Asynchronous carbon sink saturation in African and Amazonian tropical forests

Abstract: Structurally intact tropical forests sequestered about half of the global terrestrial carbon uptake over the 1990s and early 2000s, removing about 15 per cent of anthropogenic carbon dioxide emissions. Climate-driven vegetation models typically predict that this tropical forest ‘carbon sink’ will continue for decades. Here we assess trends in the carbon sink using 244 structurally intact African tropical forests spanning 11 countries, compare them with 321 published plots from Amazonia and investigate the underlying drivers of the trends. The carbon sink in live aboveground biomass in intact African tropical forests has been stable for the three decades to 2015, at 0.66 tonnes of carbon per hectare per year (95 per cent confidence interval 0.53–0.79), in contrast to the long-term decline in Amazonian forests. Therefore the carbon sink responses of Earth’s two largest expanses of tropical forest have diverged. The difference is largely driven by carbon losses from tree mortality, with no detectable multi-decadal trend in Africa and a long-term increase in Amazonia.

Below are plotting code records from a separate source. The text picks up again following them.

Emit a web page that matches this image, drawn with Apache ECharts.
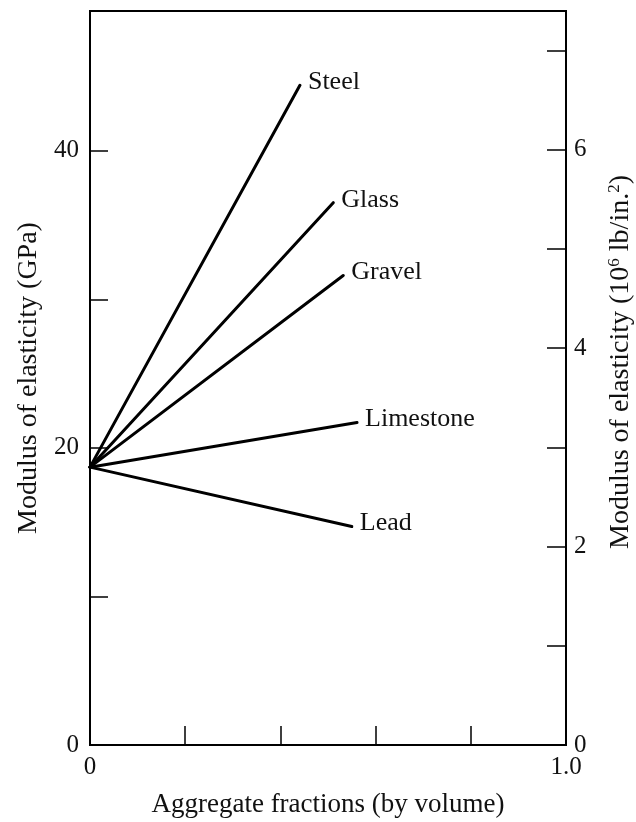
<!DOCTYPE html>
<html>
<head>
<meta charset="utf-8">
<script src="https://cdn.jsdelivr.net/npm/echarts@6/dist/echarts.min.js"></script>
<style>html,body{margin:0;padding:0;background:#fff}#c{width:636px;height:822px}</style>
</head>
<body>
<div id="c"></div>
<script>
// ---- data ----
const materials = ['Steel', 'Glass', 'Gravel', 'Limestone', 'Lead'];
const startFraction = 0;
const startModulus = 18.7;            // GPa, plain paste/matrix
const endFractions = [0.441, 0.511, 0.532, 0.561, 0.550];
const endModuli   = [44.4, 36.5, 31.6, 21.7, 14.7];   // GPa
const xTickLabels = ['0', '1.0'];
const leftTickLabels = [0, 20, 40];
const rightTickLabels = [0, 2, 4, 6];
const leftMax = 49.4;     // GPa at top of frame
const rightMax = 7.40;    // 10^6 lb/in.^2 at top of frame

const FONT = '"Liberation Serif", "DejaVu Serif", serif';
const chart = echarts.init(document.getElementById('c'));

const series = materials.map((name, i) => ({
  name: name,
  type: 'line',
  yAxisIndex: 0,
  symbol: 'none',
  lineStyle: { color: '#000', width: 3, cap: 'round' },
  data: [[startFraction, startModulus], [endFractions[i], endModuli[i]]],
  endLabel: {
    show: true,
    formatter: name,
    color: '#111',
    fontFamily: FONT,
    fontSize: 26,
    distance: 8,
    offset: [0, -3]
  },
  silent: true,
  animation: false
}));

chart.setOption({
  animation: false,
  backgroundColor: '#fff',
  grid: {
    left: 90, right: 70, top: 11, bottom: 77,
    containLabel: false, outerBoundsMode: 'none',
    show: true, borderColor: '#000', borderWidth: 2
  },
  xAxis: {
    type: 'value', min: 0, max: 1, interval: 0.2,
    axisLine: { show: true, lineStyle: { color: '#000', width: 2 } },
    axisTick: { show: true, inside: true, length: 19, lineStyle: { color: '#000', width: 1.5 } },
    splitLine: { show: false },
    axisLabel: {
      color: '#111', fontFamily: FONT, fontSize: 25, margin: 10,
      formatter: v => (v === 0 ? xTickLabels[0] : (Math.abs(v - 1) < 1e-9 ? xTickLabels[1] : ''))
    },
    name: 'Aggregate fractions (by volume)',
    nameLocation: 'middle', nameGap: 46,
    nameTextStyle: { color: '#111', fontFamily: FONT, fontSize: 27 }
  },
  yAxis: [
    {
      type: 'value', min: 0, max: leftMax, interval: 10,
      axisLine: { show: true, lineStyle: { color: '#000', width: 2 } },
      axisTick: { show: true, inside: true, length: 18, lineStyle: { color: '#000', width: 1.5 } },
      splitLine: { show: false },
      axisLabel: {
        color: '#111', fontFamily: FONT, fontSize: 25, margin: 11,
        formatter: v => (leftTickLabels.indexOf(v) >= 0 ? String(v) : '')
      },
      name: 'Modulus of elasticity (GPa)',
      nameLocation: 'middle', nameRotate: 90, nameGap: 46,
      nameTextStyle: { color: '#111', fontFamily: FONT, fontSize: 28 }
    },
    {
      type: 'value', min: 0, max: rightMax, interval: 1, position: 'right',
      axisLine: { show: true, lineStyle: { color: '#000', width: 2 } },
      axisTick: { show: true, inside: true, length: 19, lineStyle: { color: '#000', width: 1.5 } },
      splitLine: { show: false },
      axisLabel: {
        color: '#111', fontFamily: FONT, fontSize: 25, margin: 8,
        formatter: v => (rightTickLabels.indexOf(v) >= 0 ? String(v) : '')
      },
      name: '{a|Modulus of elasticity (10}{s|6}{a| lb/in.}{s|2}{a|)}',
      nameLocation: 'middle', nameRotate: 90, nameGap: 40,
      nameTextStyle: {
        color: '#111', fontFamily: FONT, fontSize: 28,
        padding: [0, 0, 0, 32],
        rich: {
          a: { color: '#111', fontFamily: FONT, fontSize: 28, lineHeight: 30 },
          s: { color: '#111', fontFamily: FONT, fontSize: 17, lineHeight: 17, verticalAlign: 'top' }
        }
      }
    }
  ],
  series: series
});
</script>
</body>
</html>
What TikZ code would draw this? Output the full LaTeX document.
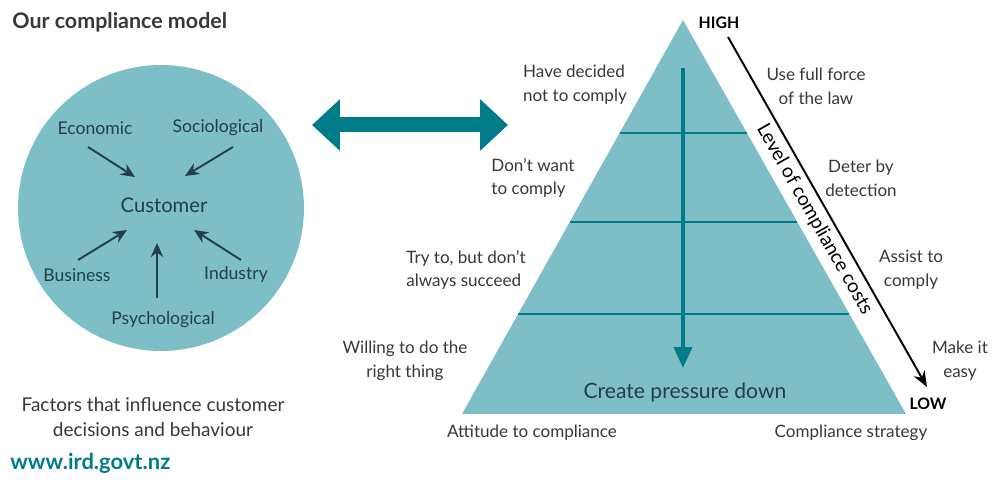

Both continents show increasing tree growth, consistent with the expected net effect of rising atmospheric carbon dioxide and air temperature. Despite the past stability of the African carbon sink, our most intensively monitored plots suggest a post-2010 increase in carbon losses, delayed compared to Amazonia, indicating asynchronous carbon sink saturation on the two continents. A statistical model including carbon dioxide, temperature, drought and forest dynamics accounts for the observed trends and indicates a long-term future decline in the African sink, whereas the Amazonian sink continues to weaken rapidly. Overall, the uptake of carbon into Earth’s intact tropical forests peaked in the 1990s. Given that the global terrestrial carbon sink is increasing in size, independent observations indicating greater recent carbon uptake into the Northern Hemisphere landmass reinforce our conclusion that the intact tropical forest carbon sink has already peaked. This saturation and ongoing decline of the tropical forest carbon sink has consequences for policies intended to stabilize Earth’s climate.